__THE PROBLEM__. Retype the opening lines of the data exactly, stopping after the line that contains "(title) at (60,46)". Skip every picture.

— start MATERIAL —

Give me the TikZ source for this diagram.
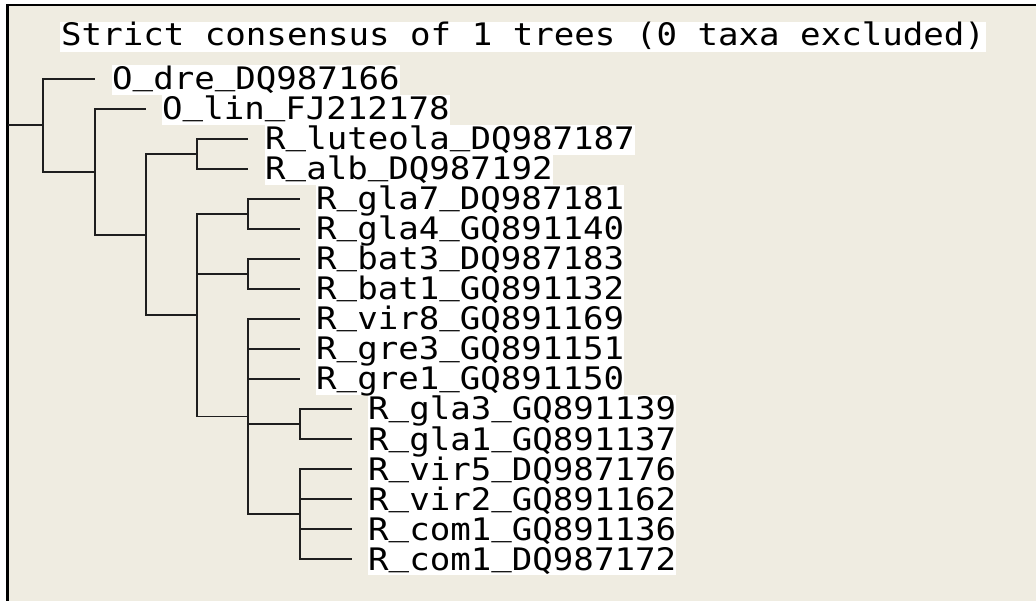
\documentclass[tikz,border=0pt]{standalone}
\usepackage{fontspec}
\usetikzlibrary{backgrounds}
\newfontfamily\treefont[FakeStretch=1.1]{DejaVu Sans Mono}
\definecolor{panel}{HTML}{EFECE1}
\definecolor{branch}{HTML}{1E1E1E}
% underscore sitting just on the baseline, as in the tree window's font
\newcommand\lowbar{\raisebox{5pt}{\_}}

\begin{document}
\begin{tikzpicture}[x=1pt, y=-1pt,
  branchline/.style={draw=branch, line width=1.9pt},
  labelfont/.style={font=\treefont\fontsize{31}{31}\selectfont},
  taxon/.style={labelfont, anchor=base west, inner xsep=0pt,
    inner ysep=0pt, text height=25pt, text depth=5pt},
  heading/.style={labelfont, anchor=base west, fill=white, inner xsep=1pt,
    inner ysep=0pt, text height=24pt, text depth=6pt},
]
\useasboundingbox (0,0) rectangle (1036,601);
% window background and frame
\begin{scope}[on background layer]
  \fill[white] (0,0) rectangle (1036,601);
  \fill[panel] (8,5) rectangle (1036,601);
\end{scope}
\draw[line width=1.6pt] (7,5) -- (1036,5);
\draw[line width=2.8pt] (7.5,4.2) -- (7.5,601);

% title
\node[heading] (title) at (60,46) {Strict consensus of 1 trees (0 taxa excluded)};

% internal nodes
\coordinate (base) at (8,125.4);
\coordinate (root) at (43,125.4);
\coordinate (n2)   at (95,171.8);
\coordinate (n3)   at (146,234.6);
\coordinate (nLA)  at (197,154);
\coordinate (n4)   at (197,315.25);
\coordinate (nGla) at (248,214);
\coordinate (nBat) at (248,274);
\coordinate (nBig) at (248,416.5);
\coordinate (nGlb) at (300,424);
\coordinate (nVC)  at (300,514);

% leaf tips
\coordinate (tDre)  at (95,79);
\coordinate (tLin)  at (146,109);
\coordinate (tLut)  at (248,139);
\coordinate (tAlb)  at (248,169);
\coordinate (tGla7) at (300,199);
\coordinate (tGla4) at (300,229);
\coordinate (tBat3) at (300,259);
\coordinate (tBat1) at (300,289);
\coordinate (tVir8) at (300,319);
\coordinate (tGre3) at (300,349);
\coordinate (tGre1) at (300,379);
\coordinate (tGla3) at (352,409);
\coordinate (tGla1) at (352,439);
\coordinate (tVir5) at (352,469);
\coordinate (tVir2) at (352,499);
\coordinate (tComA) at (352,529);
\coordinate (tComB) at (352,559);

% branches
\draw[branchline] (base) -- (root);
\draw[branchline] (root) |- (tDre);
\draw[branchline] (root) |- (n2);
\draw[branchline] (n2) |- (tLin);
\draw[branchline] (n2) |- (n3);
\draw[branchline] (n3) |- (nLA);
\draw[branchline] (n3) |- (n4);
\draw[branchline] (nLA) |- (tLut);
\draw[branchline] (nLA) |- (tAlb);
\draw[branchline] (n4) |- (nGla);
\draw[branchline] (n4) |- (nBat);
\draw[branchline] (n4) |- (nBig);
\draw[branchline] (nGla) |- (tGla7);
\draw[branchline] (nGla) |- (tGla4);
\draw[branchline] (nBat) |- (tBat3);
\draw[branchline] (nBat) |- (tBat1);
\draw[branchline] (nBig) |- (tVir8);
\draw[branchline] (nBig) |- (tGre3);
\draw[branchline] (nBig) |- (tGre1);
\draw[branchline] (nBig) |- (nGlb);
\draw[branchline] (nBig) |- (nVC);
\draw[branchline] (nGlb) |- (tGla3);
\draw[branchline] (nGlb) |- (tGla1);
\draw[branchline] (nVC) |- (tVir5);
\draw[branchline] (nVC) |- (tVir2);
\draw[branchline] (nVC) |- (tComA);
\draw[branchline] (nVC) |- (tComB);

% taxon labels
\path (tDre)  ++(17,11) node[taxon] (lDre)  {O\lowbar dre\lowbar DQ987166};
\path (tLin)  ++(16,11) node[taxon] (lLin)  {O\lowbar lin\lowbar FJ212178};
\path (tLut)  ++(17,11) node[taxon] (lLut)  {R\lowbar luteola\lowbar DQ987187};
\path (tAlb)  ++(17,11) node[taxon] (lAlb)  {R\lowbar alb\lowbar DQ987192};
\path (tGla7) ++(16,11) node[taxon] (lGla7) {R\lowbar gla7\lowbar DQ987181};
\path (tGla4) ++(16,11) node[taxon] (lGla4) {R\lowbar gla4\lowbar GQ891140};
\path (tBat3) ++(16,11) node[taxon] (lBat3) {R\lowbar bat3\lowbar DQ987183};
\path (tBat1) ++(16,11) node[taxon] (lBat1) {R\lowbar bat1\lowbar GQ891132};
\path (tVir8) ++(16,11) node[taxon] (lVir8) {R\lowbar vir8\lowbar GQ891169};
\path (tGre3) ++(16,11) node[taxon] (lGre3) {R\lowbar gre3\lowbar GQ891151};
\path (tGre1) ++(16,11) node[taxon] (lGre1) {R\lowbar gre1\lowbar GQ891150};
\path (tGla3) ++(16,11) node[taxon] (lGla3) {R\lowbar gla3\lowbar GQ891139};
\path (tGla1) ++(16,11) node[taxon] (lGla1) {R\lowbar gla1\lowbar GQ891137};
\path (tVir5) ++(16,11) node[taxon] (lVir5) {R\lowbar vir5\lowbar DQ987176};
\path (tVir2) ++(16,11) node[taxon] (lVir2) {R\lowbar vir2\lowbar GQ891162};
\path (tComA) ++(16,11) node[taxon] (lComA) {R\lowbar com1\lowbar GQ891136};
\path (tComB) ++(16,11) node[taxon] (lComB) {R\lowbar com1\lowbar DQ987172};

% white label backgrounds, kept behind every glyph
\begin{scope}[on background layer]
  \foreach \n in {lDre,lLin,lLut,lAlb,lGla7,lGla4,lBat3,lBat1,lVir8,lGre3,
                  lGre1,lGla3,lGla1,lVir5,lVir2,lComA,lComB}
    \fill[white] (\n.south west) rectangle (\n.north east);
\end{scope}
\end{tikzpicture}
\end{document}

— end MATERIAL —

__TASK RESULT__.
Give me the TikZ source for this diagram.
\documentclass[tikz,border=0pt]{standalone}
\usepackage{fontspec}
\usetikzlibrary{backgrounds}
\newfontfamily\treefont[FakeStretch=1.1]{DejaVu Sans Mono}
\definecolor{panel}{HTML}{EFECE1}
\definecolor{branch}{HTML}{1E1E1E}
% underscore sitting just on the baseline, as in the tree window's font
\newcommand\lowbar{\raisebox{5pt}{\_}}

\begin{document}
\begin{tikzpicture}[x=1pt, y=-1pt,
  branchline/.style={draw=branch, line width=1.9pt},
  labelfont/.style={font=\treefont\fontsize{31}{31}\selectfont},
  taxon/.style={labelfont, anchor=base west, inner xsep=0pt,
    inner ysep=0pt, text height=25pt, text depth=5pt},
  heading/.style={labelfont, anchor=base west, fill=white, inner xsep=1pt,
    inner ysep=0pt, text height=24pt, text depth=6pt},
]
\useasboundingbox (0,0) rectangle (1036,601);
% window background and frame
\begin{scope}[on background layer]
  \fill[white] (0,0) rectangle (1036,601);
  \fill[panel] (8,5) rectangle (1036,601);
\end{scope}
\draw[line width=1.6pt] (7,5) -- (1036,5);
\draw[line width=2.8pt] (7.5,4.2) -- (7.5,601);

% title
\node[heading] (title) at (60,46) {Strict consensus of 1 trees (0 taxa excluded)};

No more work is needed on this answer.